Here are detail photos of the alabaster lamps and they are gorgeous. The carving, impressive size and the antique Roman form make these very desirable and although they were bought separately, they are a matched pair with both lamps retaining their original Marbro stickers. These lamps would be great in a traditional antiques-filled interior or even integrated into a mid-century modern design. The alabaster urns were carved in Italy in the 1960's and the lamps were fabricated in the Los Angeles studio of the Markoff Brothers  (Marbro).

First Marbro Alabaster Lamp

The devil is in the details and only Sergei knows how to do the patina!! The lamps will be gorgeous when I finally get them back home and this will have been a journey that has lasted for more than 4 months. So please, when when you spy that perfect decorative object that you have been searching for months (maybe years) to locate, don't work the dealer too hard. Making sure that all of the details are perfect is definitely worth the price that the dealer is asking. Besides, if a lay person were to do the restoration, rewiring, lamp shades buying, etc. it would cost many times more in time spent researching restorers, getting a restorer to do it right, and the extra charges for retail as opposed to wholesale pricing.

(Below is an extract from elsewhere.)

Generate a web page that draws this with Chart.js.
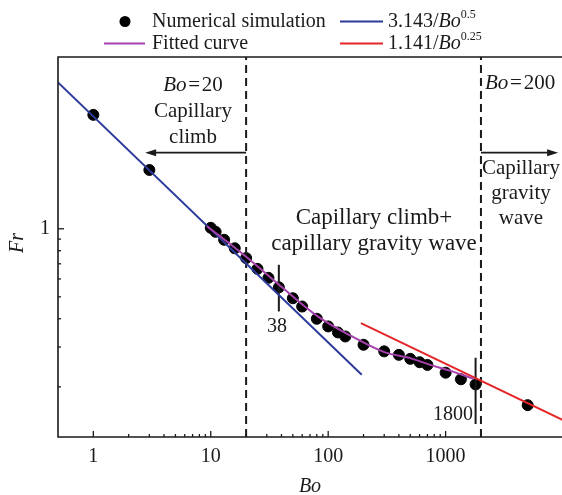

I'll post photos of the completed pair of lamps (hopefully by Friday--please, Lord). Even though it has been a struggle to get these lamps ready, I smile every time I think of them and am reminded of their gift to me. And I am so grateful to live in a world where we are connected to each other in an amazingly invisible, but tangible way.

Thanks for joining me on this crazy journey. Jones says "hi"--he loves both Lupe and Sergei.